EXERCISE BRIEF
Leave out the pictures and copy everything else below exactly.
┏━━
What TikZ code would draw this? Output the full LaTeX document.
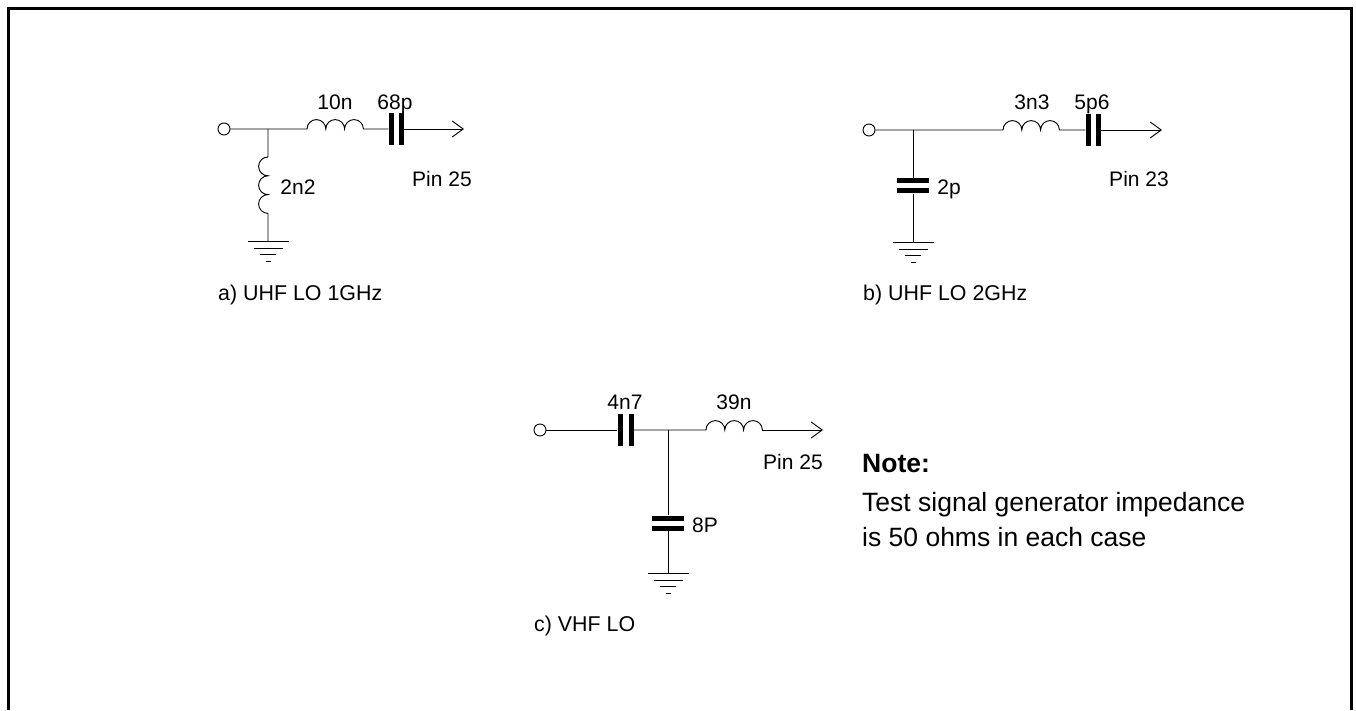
\documentclass[tikz,border=0pt]{standalone}
\usepackage{fontspec}
\setmainfont{Liberation Sans}
\usetikzlibrary{arrows.meta}
\tikzset{
  wire/.style={line width=0.95pt},
  terminal/.style={circle,draw,line width=0.95pt,fill=white,minimum size=12pt,inner sep=0pt},
  vplate/.style={fill=black,minimum width=5pt,minimum height=32pt,inner sep=0pt},
  hplate/.style={fill=black,minimum width=32pt,minimum height=5pt,inner sep=0pt},
  lbl/.style={font=\fontsize{21}{25}\selectfont,inner sep=0pt,anchor=base},
  caption/.style={font=\fontsize{21.4}{25}\selectfont,inner sep=0pt,anchor=base west},
  notetext/.style={font=\fontsize{26.5}{30}\selectfont,inner sep=0pt,anchor=base west},
  outarrow/.style={wire,-{Straight Barb[length=11pt,width=16pt]}}
}
\newcommand{\hcoil}{arc[start angle=180,end angle=0,radius=9.4pt] arc[start angle=180,end angle=0,radius=9.4pt] arc[start angle=180,end angle=0,radius=9.4pt]}
\newcommand{\vcoil}{arc[start angle=90,end angle=270,radius=9.4pt] arc[start angle=90,end angle=270,radius=9.4pt] arc[start angle=90,end angle=270,radius=9.4pt]}
\newcommand{\gnd}[1]{
  \draw[wire] ([xshift=-20.5pt]#1) -- ([xshift=20.5pt]#1);
  \draw[wire] ([xshift=-14.5pt,yshift=-7pt]#1) -- ([xshift=14.5pt,yshift=-7pt]#1);
  \draw[wire] ([xshift=-8pt,yshift=-13.5pt]#1) -- ([xshift=8pt,yshift=-13.5pt]#1);
  \draw[wire] ([xshift=-2.5pt,yshift=-20pt]#1) -- ([xshift=2.5pt,yshift=-20pt]#1);
}
\begin{document}
\begin{tikzpicture}[x=1pt,y=1pt]
\useasboundingbox (0,0) rectangle (1356,710);
% Outer frame, open at the bottom
\draw[line width=3pt] (8.5,0) -- (8.5,701.5) -- (1351,701.5) -- (1351,0);

% a) UHF LO 1GHz
\node[terminal] (ina) at (224,581) {};
\coordinate (ja) at (268,581);
\coordinate (la) at (307,581);
\node[vplate] (caa) at (391,581) {};
\node[vplate] (cab) at (401,581) {};
\coordinate (outa) at (464,581);
\coordinate (lva) at (268,553);
\coordinate (gnda) at (268,469);
\draw[wire] (ina) -- (ja) -- (la) \hcoil -- (caa);
\draw[outarrow] (cab) -- (outa);
\draw[wire] (ja) -- (lva) \vcoil -- (gnda);
\gnd{gnda}
\node[lbl] (la1) at (335,600.5) {10n};
\node[lbl] (ca1) at (395,600.5) {68p};
\node[lbl] (pina) at (442,523.5) {Pin 25};
\node[lbl] (lb1) at (298,515.5) {2n2};
\node[caption] (capa) at (218,409.5) {a) UHF LO 1GHz};

% b) UHF LO 2GHz
\node[terminal] (inb) at (869,580) {};
\coordinate (jb) at (913,580);
\coordinate (lb) at (1003,580);
\node[vplate] (cba) at (1088,580) {};
\node[vplate] (cbb) at (1098,580) {};
\coordinate (outb) at (1162,580);
\node[hplate] (cbc) at (913,529) {};
\node[hplate] (cbd) at (913,519) {};
\coordinate (gndb) at (913,468);
\draw[wire] (inb) -- (lb) \hcoil -- (cba);
\draw[outarrow] (cbb) -- (outb);
\draw[wire] (jb) -- (cbc);
\draw[wire] (cbd) -- (gndb);
\gnd{gndb}
\node[lbl] (lb2) at (1032,600) {3n3};
\node[lbl] (cb2) at (1092,600) {5p6};
\node[lbl] (pinb) at (1139,523) {Pin 23};
\node[lbl] (cb3) at (949,515) {2p};
\node[caption] (capb) at (863,409.5) {b) UHF LO 2GHz};

% c) VHF LO
\node[terminal] (inc) at (540,280) {};
\node[vplate] (cca) at (620,280) {};
\node[vplate] (ccb) at (631,280) {};
\coordinate (jc) at (668,280);
\coordinate (lc) at (706,280);
\coordinate (lce) at (762.4,280);
\coordinate (outc) at (823,280);
\node[hplate] (ccc) at (668,192) {};
\node[hplate] (ccd) at (668,182) {};
\coordinate (gndc) at (668,137);
\draw[wire] (inc) -- (cca);
\draw[wire] (ccb) -- (jc) -- (lc) \hcoil;
\draw[outarrow] (lce) -- (outc);
\draw[wire] (jc) -- (ccc);
\draw[wire] (ccd) -- (gndc);
\gnd{gndc}
\node[lbl] (cc1) at (625,300.5) {4n7};
\node[lbl] (lc1) at (734,300.5) {39n};
\node[lbl] (pinc) at (793,241) {Pin 25};
\node[lbl] (cc2) at (705,178) {8P};
\node[caption] (capc) at (534,78.5) {c) VHF LO};

% Note
\node[notetext,font=\fontsize{26.5}{30}\selectfont\bfseries] (note) at (862,237.5) {Note:};
\node[notetext] (notea) at (862,199) {Test signal generator impedance};
\node[notetext] (noteb) at (862,164) {is 50 ohms in each case};
\end{tikzpicture}
\end{document}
┗━━
EXERCISE ANSWER
What TikZ code would draw this? Output the full LaTeX document.
\documentclass[tikz,border=0pt]{standalone}
\usepackage{fontspec}
\setmainfont{Liberation Sans}
\usetikzlibrary{arrows.meta}
\tikzset{
  wire/.style={line width=0.95pt},
  terminal/.style={circle,draw,line width=0.95pt,fill=white,minimum size=12pt,inner sep=0pt},
  vplate/.style={fill=black,minimum width=5pt,minimum height=32pt,inner sep=0pt},
  hplate/.style={fill=black,minimum width=32pt,minimum height=5pt,inner sep=0pt},
  lbl/.style={font=\fontsize{21}{25}\selectfont,inner sep=0pt,anchor=base},
  caption/.style={font=\fontsize{21.4}{25}\selectfont,inner sep=0pt,anchor=base west},
  notetext/.style={font=\fontsize{26.5}{30}\selectfont,inner sep=0pt,anchor=base west},
  outarrow/.style={wire,-{Straight Barb[length=11pt,width=16pt]}}
}
\newcommand{\hcoil}{arc[start angle=180,end angle=0,radius=9.4pt] arc[start angle=180,end angle=0,radius=9.4pt] arc[start angle=180,end angle=0,radius=9.4pt]}
\newcommand{\vcoil}{arc[start angle=90,end angle=270,radius=9.4pt] arc[start angle=90,end angle=270,radius=9.4pt] arc[start angle=90,end angle=270,radius=9.4pt]}
\newcommand{\gnd}[1]{
  \draw[wire] ([xshift=-20.5pt]#1) -- ([xshift=20.5pt]#1);
  \draw[wire] ([xshift=-14.5pt,yshift=-7pt]#1) -- ([xshift=14.5pt,yshift=-7pt]#1);
  \draw[wire] ([xshift=-8pt,yshift=-13.5pt]#1) -- ([xshift=8pt,yshift=-13.5pt]#1);
  \draw[wire] ([xshift=-2.5pt,yshift=-20pt]#1) -- ([xshift=2.5pt,yshift=-20pt]#1);
}
\begin{document}
\begin{tikzpicture}[x=1pt,y=1pt]
\useasboundingbox (0,0) rectangle (1356,710);
% Outer frame, open at the bottom
\draw[line width=3pt] (8.5,0) -- (8.5,701.5) -- (1351,701.5) -- (1351,0);

% a) UHF LO 1GHz
\node[terminal] (ina) at (224,581) {};
\coordinate (ja) at (268,581);
\coordinate (la) at (307,581);
\node[vplate] (caa) at (391,581) {};
\node[vplate] (cab) at (401,581) {};
\coordinate (outa) at (464,581);
\coordinate (lva) at (268,553);
\coordinate (gnda) at (268,469);
\draw[wire] (ina) -- (ja) -- (la) \hcoil -- (caa);
\draw[outarrow] (cab) -- (outa);
\draw[wire] (ja) -- (lva) \vcoil -- (gnda);
\gnd{gnda}
\node[lbl] (la1) at (335,600.5) {10n};
\node[lbl] (ca1) at (395,600.5) {68p};
\node[lbl] (pina) at (442,523.5) {Pin 25};
\node[lbl] (lb1) at (298,515.5) {2n2};
\node[caption] (capa) at (218,409.5) {a) UHF LO 1GHz};

% b) UHF LO 2GHz
\node[terminal] (inb) at (869,580) {};
\coordinate (jb) at (913,580);
\coordinate (lb) at (1003,580);
\node[vplate] (cba) at (1088,580) {};
\node[vplate] (cbb) at (1098,580) {};
\coordinate (outb) at (1162,580);
\node[hplate] (cbc) at (913,529) {};
\node[hplate] (cbd) at (913,519) {};
\coordinate (gndb) at (913,468);
\draw[wire] (inb) -- (lb) \hcoil -- (cba);
\draw[outarrow] (cbb) -- (outb);
\draw[wire] (jb) -- (cbc);
\draw[wire] (cbd) -- (gndb);
\gnd{gndb}
\node[lbl] (lb2) at (1032,600) {3n3};
\node[lbl] (cb2) at (1092,600) {5p6};
\node[lbl] (pinb) at (1139,523) {Pin 23};
\node[lbl] (cb3) at (949,515) {2p};
\node[caption] (capb) at (863,409.5) {b) UHF LO 2GHz};

% c) VHF LO
\node[terminal] (inc) at (540,280) {};
\node[vplate] (cca) at (620,280) {};
\node[vplate] (ccb) at (631,280) {};
\coordinate (jc) at (668,280);
\coordinate (lc) at (706,280);
\coordinate (lce) at (762.4,280);
\coordinate (outc) at (823,280);
\node[hplate] (ccc) at (668,192) {};
\node[hplate] (ccd) at (668,182) {};
\coordinate (gndc) at (668,137);
\draw[wire] (inc) -- (cca);
\draw[wire] (ccb) -- (jc) -- (lc) \hcoil;
\draw[outarrow] (lce) -- (outc);
\draw[wire] (jc) -- (ccc);
\draw[wire] (ccd) -- (gndc);
\gnd{gndc}
\node[lbl] (cc1) at (625,300.5) {4n7};
\node[lbl] (lc1) at (734,300.5) {39n};
\node[lbl] (pinc) at (793,241) {Pin 25};
\node[lbl] (cc2) at (705,178) {8P};
\node[caption] (capc) at (534,78.5) {c) VHF LO};

% Note
\node[notetext,font=\fontsize{26.5}{30}\selectfont\bfseries] (note) at (862,237.5) {Note:};
\node[notetext] (notea) at (862,199) {Test signal generator impedance};
\node[notetext] (noteb) at (862,164) {is 50 ohms in each case};
\end{tikzpicture}
\end{document}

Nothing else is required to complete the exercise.